As this compilation shows, they had a heavy reliance on hand-me-downs from the likes of Todd Rundgren (including the charming Slut), Elton John and an instrumental version of James Brown's I Feel Good which is even more supermarket-friendly that when that chainstore ad campaign got hold of it.
Their best original - the psychedelic bossa nova of Ride the Rain - came from troublesome drummer Bruno Lawrence.
Still, if the quality wanes as the tracks wear on and they can't exactly be accused of being ahead of their time you hear why they were so highly-regarded in the era of the Loxene Golden Disc.

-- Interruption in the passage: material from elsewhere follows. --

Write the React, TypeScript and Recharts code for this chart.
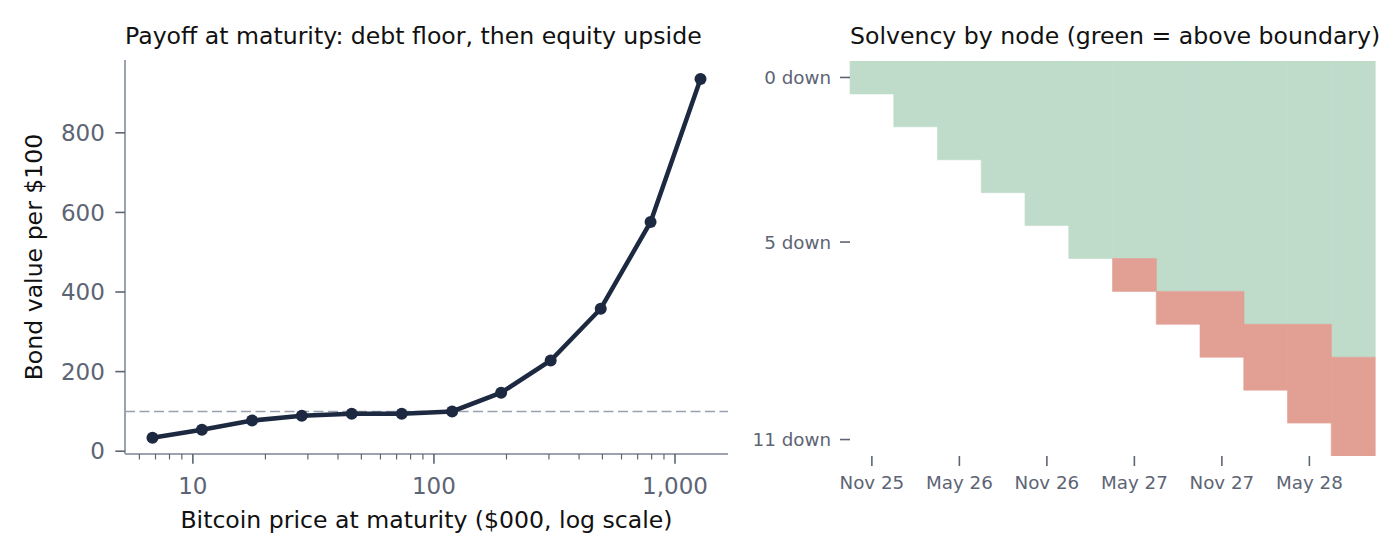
import { LineChart, Line, XAxis, YAxis, ReferenceLine, BarChart, Bar } from 'recharts';

const FONT = '"DejaVu Sans", sans-serif';
const INK = '#1c2940';
const TICK_TEXT = '#5d6474';
const SPINE = '#9ca3af';
const GREEN = '#bfdccb';
const RED = '#e2a094';

// left panel: bond payoff against bitcoin price at maturity ($000)
const btcPrices = [6.8, 10.9, 17.6, 28.3, 45.6, 73.5, 119, 190, 305, 492, 792, 1276];
const bondValues = [34, 54, 77, 89, 94, 94, 100, 147, 228, 358, 576, 935];
const parValue = 100;
const majorPriceTicks = [10, 100, 1000];
const minorPriceTicks = [6, 7, 8, 9, 20, 30, 40, 50, 60, 70, 80, 90, 200, 300, 400, 500, 600, 700, 800, 900];
const valueTicks = [0, 200, 400, 600, 800];

// right panel: solvent / insolvent nodes per quarter
const quarters = ['Nov 25', 'Feb 26', 'May 26', 'Aug 26', 'Nov 26', 'Feb 27', 'May 27', 'Aug 27', 'Nov 27', 'Feb 28', 'May 28', 'Aug 28'];
const solventNodes = [1, 2, 3, 4, 5, 6, 6, 7, 7, 8, 8, 9];
const insolventNodes = [0, 0, 0, 0, 0, 0, 1, 1, 2, 2, 3, 3];
const nodeTicks = [0, 5, 11];

const payoffData = btcPrices.map((price, i) => ({ price, value: bondValues[i] }));
const nodeData = quarters.map((quarter, i) => ({
  quarter,
  solvent: solventNodes[i],
  insolvent: insolventNodes[i],
}));

function LogTick(props: any) {
  const { x, y, payload } = props;
  const major = majorPriceTicks.includes(payload.value);
  return (
    <g>
      <line x1={x} x2={x} y1={y} y2={y + (major ? 9.7 : 5.5)} stroke={TICK_TEXT} strokeWidth={major ? 1.6 : 1.2} />
      {major && (
        <text x={x} y={y + 40} textAnchor="middle" fill={TICK_TEXT} fontSize={23} fontFamily={FONT}>
          {payload.value.toLocaleString('en-US')}
        </text>
      )}
    </g>
  );
}

export default function App() {
  return (
    <div style={{ position: 'absolute', left: 0, top: 0, width: 1400, height: 560, background: '#fff', fontFamily: FONT }}>
      <div style={{ position: 'absolute', left: 0, top: 0 }}>
        <LineChart width={740} height={560} data={payoffData} margin={{ top: 60, right: 12, bottom: 46, left: 45 }}>
          <XAxis
            dataKey="price"
            type="number"
            scale="log"
            domain={[5.23, 1659]}
            allowDataOverflow
            ticks={[...minorPriceTicks, ...majorPriceTicks].sort((a, b) => a - b)}
            interval={0}
            height={60}
            tickSize={0}
            tickMargin={0}
            tickLine={false}
            axisLine={{ stroke: SPINE, strokeWidth: 2 }}
            tick={<LogTick />}
          />
          <YAxis
            type="number"
            domain={[-7, 983]}
            allowDataOverflow
            ticks={valueTicks}
            width={80}
            tickSize={9.7}
            tickMargin={10.5}
            axisLine={{ stroke: SPINE, strokeWidth: 2 }}
            tickLine={{ stroke: TICK_TEXT, strokeWidth: 1.6 }}
            tick={{ fill: TICK_TEXT, fontSize: 23, fontFamily: FONT }}
          />
          <ReferenceLine y={parValue} stroke="#98a1b0" strokeWidth={1.5} strokeDasharray="10 4.5" />
          <Line
            dataKey="value"
            stroke={INK}
            strokeWidth={4.5}
            dot={{ r: 6, fill: INK, stroke: INK, strokeWidth: 0 }}
            isAnimationActive={false}
          />
        </LineChart>
      </div>

      <div style={{ position: 'absolute', left: 740, top: 0 }}>
        <BarChart
          width={660}
          height={560}
          data={nodeData}
          barCategoryGap={0}
          barGap={0}
          margin={{ top: 61, right: 25, bottom: 54, left: 10 }}
        >
          <XAxis
            dataKey="quarter"
            interval={1}
            height={50}
            axisLine={false}
            tickSize={10}
            tickMargin={10}
            tickLine={{ stroke: TICK_TEXT, strokeWidth: 1.6 }}
            tick={{ fill: TICK_TEXT, fontSize: 18.3, fontFamily: FONT }}
          />
          <YAxis
            type="number"
            domain={[0, 12]}
            reversed
            allowDataOverflow
            ticks={nodeTicks.map((n) => n + 0.5)}
            tickFormatter={(v: number) => `${v - 0.5} down`}
            width={100}
            axisLine={false}
            tickSize={10}
            tickMargin={9}
            tickLine={{ stroke: TICK_TEXT, strokeWidth: 1.6 }}
            tick={{ fill: TICK_TEXT, fontSize: 18.3, fontFamily: FONT }}
          />
          <Bar dataKey="solvent" stackId="n" fill={GREEN} stroke={GREEN} strokeWidth={0.6} isAnimationActive={false} />
          <Bar dataKey="insolvent" stackId="n" fill={RED} stroke={RED} strokeWidth={0.6} isAnimationActive={false} />
        </BarChart>
      </div>

      <svg width={1400} height={560} style={{ position: 'absolute', left: 0, top: 0, pointerEvents: 'none' }}>
        <text x={125} y={44.3} fontSize={23.6} fontFamily={FONT} fill="#111">
          Payoff at maturity: debt floor, then equity upside
        </text>
        <text x={850} y={44.3} fontSize={23.6} fontFamily={FONT} fill="#111">
          Solvency by node (green = above boundary)
        </text>
        <text x={426.5} y={528.3} fontSize={23.6} fontFamily={FONT} fill="#111" textAnchor="middle">
          Bitcoin price at maturity ($000, log scale)
        </text>
        <text
          x={42}
          y={257}
          fontSize={23.6}
          fontFamily={FONT}
          fill="#111"
          textAnchor="middle"
          transform="rotate(-90 42 257)"
        >
          Bond value per $100
        </text>
      </svg>
    </div>
  );
}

And on All Right in the City Hayman's vocal stakes his place as New Zealand music's first rapper.
Quincy Conserve also turn up playing the obscure San Francisco Girls on the second in the A Day in My Mind's Mind series, sounding quite unlike they do on their own album.
It fits the paisley mood of the collection, subtitled Fantasies, Polka Dots & Flowers: 27 Kiwi Psychedelic Trips 1967-72 rather well.
This one is as ear-opening as its predecessor, especially for those of us far too young to have been there at time and maybe still thinking that New Zealand rock didn't go weird until Tim Finn got busy with the facepaint and hairclippers.
But no, whether it's the Hi-Revving Tongues or the Avengers getting busy on the fuzztones, the Dave Miller Set reaching a parallel orbit to David Bowie's Major Tom, Timberjack Donaghue breaking out the sitars, or the Music Convention's Bellyboard Beat capturing the sound of surfing a six-foot swell into the Bay of Bengal, it's the sort of album that flies its freak flag high and still tests positive for all sorts of banned substances, even this long after the fact.
Complete with double or triple doses of the La De Das, Larry's Rebels and the Fourmyula (including Nature), In My Mind's Mind II is more than just another well-intentioned local rock artefact, it's a real trip into a kaleidoscopic past.